→ Code that draws figures:
★ ★ ★ ★ ★
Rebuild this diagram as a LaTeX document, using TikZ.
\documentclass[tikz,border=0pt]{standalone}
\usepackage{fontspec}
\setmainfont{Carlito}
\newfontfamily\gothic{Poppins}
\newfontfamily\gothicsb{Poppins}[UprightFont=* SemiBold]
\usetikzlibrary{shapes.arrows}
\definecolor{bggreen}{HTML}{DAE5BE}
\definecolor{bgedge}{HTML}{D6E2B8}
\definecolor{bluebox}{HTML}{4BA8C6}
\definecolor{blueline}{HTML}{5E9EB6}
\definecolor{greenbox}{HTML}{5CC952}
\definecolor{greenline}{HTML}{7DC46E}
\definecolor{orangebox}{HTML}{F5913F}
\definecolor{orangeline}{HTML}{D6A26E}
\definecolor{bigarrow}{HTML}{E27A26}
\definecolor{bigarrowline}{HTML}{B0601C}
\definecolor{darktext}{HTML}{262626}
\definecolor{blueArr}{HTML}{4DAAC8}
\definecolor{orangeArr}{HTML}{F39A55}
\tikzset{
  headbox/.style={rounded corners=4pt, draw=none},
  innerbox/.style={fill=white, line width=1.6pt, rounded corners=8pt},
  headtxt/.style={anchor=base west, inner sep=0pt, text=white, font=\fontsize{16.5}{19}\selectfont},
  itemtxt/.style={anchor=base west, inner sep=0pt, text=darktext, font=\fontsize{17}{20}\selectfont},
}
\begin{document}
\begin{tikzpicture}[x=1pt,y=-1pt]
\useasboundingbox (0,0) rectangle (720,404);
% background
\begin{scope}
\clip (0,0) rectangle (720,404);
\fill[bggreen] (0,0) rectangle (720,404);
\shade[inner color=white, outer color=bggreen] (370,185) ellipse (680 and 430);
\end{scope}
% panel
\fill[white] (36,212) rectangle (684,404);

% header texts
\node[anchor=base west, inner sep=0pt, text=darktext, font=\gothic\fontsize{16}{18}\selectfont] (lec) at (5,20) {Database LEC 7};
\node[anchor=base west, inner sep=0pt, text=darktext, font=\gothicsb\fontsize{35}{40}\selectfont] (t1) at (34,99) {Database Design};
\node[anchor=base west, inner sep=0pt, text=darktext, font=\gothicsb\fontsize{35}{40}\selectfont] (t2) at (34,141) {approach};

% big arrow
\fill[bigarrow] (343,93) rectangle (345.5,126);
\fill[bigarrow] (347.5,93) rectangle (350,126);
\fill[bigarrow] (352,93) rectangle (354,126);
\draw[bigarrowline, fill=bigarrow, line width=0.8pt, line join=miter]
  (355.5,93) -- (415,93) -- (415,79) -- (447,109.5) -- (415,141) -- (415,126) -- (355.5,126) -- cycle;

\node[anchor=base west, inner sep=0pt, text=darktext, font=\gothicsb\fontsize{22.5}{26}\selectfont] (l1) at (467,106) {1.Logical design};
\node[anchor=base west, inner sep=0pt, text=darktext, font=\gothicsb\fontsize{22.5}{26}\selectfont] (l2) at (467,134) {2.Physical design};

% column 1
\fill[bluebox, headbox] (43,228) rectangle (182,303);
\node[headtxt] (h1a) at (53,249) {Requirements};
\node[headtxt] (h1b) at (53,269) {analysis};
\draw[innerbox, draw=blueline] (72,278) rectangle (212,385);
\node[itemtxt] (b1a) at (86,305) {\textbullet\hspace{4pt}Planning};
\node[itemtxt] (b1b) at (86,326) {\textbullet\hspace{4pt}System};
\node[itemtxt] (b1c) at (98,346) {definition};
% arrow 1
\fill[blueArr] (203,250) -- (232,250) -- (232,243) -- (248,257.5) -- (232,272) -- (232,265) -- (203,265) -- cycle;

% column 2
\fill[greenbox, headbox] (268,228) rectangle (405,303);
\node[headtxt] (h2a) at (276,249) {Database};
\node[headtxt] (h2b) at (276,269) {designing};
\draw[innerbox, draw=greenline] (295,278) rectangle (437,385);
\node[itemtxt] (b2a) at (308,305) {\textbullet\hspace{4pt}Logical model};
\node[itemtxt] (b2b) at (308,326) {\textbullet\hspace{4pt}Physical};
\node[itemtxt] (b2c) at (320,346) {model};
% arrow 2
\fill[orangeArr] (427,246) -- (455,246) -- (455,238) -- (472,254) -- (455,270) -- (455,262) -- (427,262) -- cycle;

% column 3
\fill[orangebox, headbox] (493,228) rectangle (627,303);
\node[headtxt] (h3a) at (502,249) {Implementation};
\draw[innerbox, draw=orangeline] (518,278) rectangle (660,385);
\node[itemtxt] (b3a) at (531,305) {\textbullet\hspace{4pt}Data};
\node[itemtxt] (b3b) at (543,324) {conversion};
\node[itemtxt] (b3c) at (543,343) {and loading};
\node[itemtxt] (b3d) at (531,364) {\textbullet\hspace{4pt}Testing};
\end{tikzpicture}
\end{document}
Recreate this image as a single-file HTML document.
★ ★ ★ ★ ★
Only the lines from the beginning of the material above through the line with "(t2) at (34,141)" are wanted; extract them exactly.

Rebuild this diagram as a LaTeX document, using TikZ.
\documentclass[tikz,border=0pt]{standalone}
\usepackage{fontspec}
\setmainfont{Carlito}
\newfontfamily\gothic{Poppins}
\newfontfamily\gothicsb{Poppins}[UprightFont=* SemiBold]
\usetikzlibrary{shapes.arrows}
\definecolor{bggreen}{HTML}{DAE5BE}
\definecolor{bgedge}{HTML}{D6E2B8}
\definecolor{bluebox}{HTML}{4BA8C6}
\definecolor{blueline}{HTML}{5E9EB6}
\definecolor{greenbox}{HTML}{5CC952}
\definecolor{greenline}{HTML}{7DC46E}
\definecolor{orangebox}{HTML}{F5913F}
\definecolor{orangeline}{HTML}{D6A26E}
\definecolor{bigarrow}{HTML}{E27A26}
\definecolor{bigarrowline}{HTML}{B0601C}
\definecolor{darktext}{HTML}{262626}
\definecolor{blueArr}{HTML}{4DAAC8}
\definecolor{orangeArr}{HTML}{F39A55}
\tikzset{
  headbox/.style={rounded corners=4pt, draw=none},
  innerbox/.style={fill=white, line width=1.6pt, rounded corners=8pt},
  headtxt/.style={anchor=base west, inner sep=0pt, text=white, font=\fontsize{16.5}{19}\selectfont},
  itemtxt/.style={anchor=base west, inner sep=0pt, text=darktext, font=\fontsize{17}{20}\selectfont},
}
\begin{document}
\begin{tikzpicture}[x=1pt,y=-1pt]
\useasboundingbox (0,0) rectangle (720,404);
% background
\begin{scope}
\clip (0,0) rectangle (720,404);
\fill[bggreen] (0,0) rectangle (720,404);
\shade[inner color=white, outer color=bggreen] (370,185) ellipse (680 and 430);
\end{scope}
% panel
\fill[white] (36,212) rectangle (684,404);

% header texts
\node[anchor=base west, inner sep=0pt, text=darktext, font=\gothic\fontsize{16}{18}\selectfont] (lec) at (5,20) {Database LEC 7};
\node[anchor=base west, inner sep=0pt, text=darktext, font=\gothicsb\fontsize{35}{40}\selectfont] (t1) at (34,99) {Database Design};
\node[anchor=base west, inner sep=0pt, text=darktext, font=\gothicsb\fontsize{35}{40}\selectfont] (t2) at (34,141) {approach};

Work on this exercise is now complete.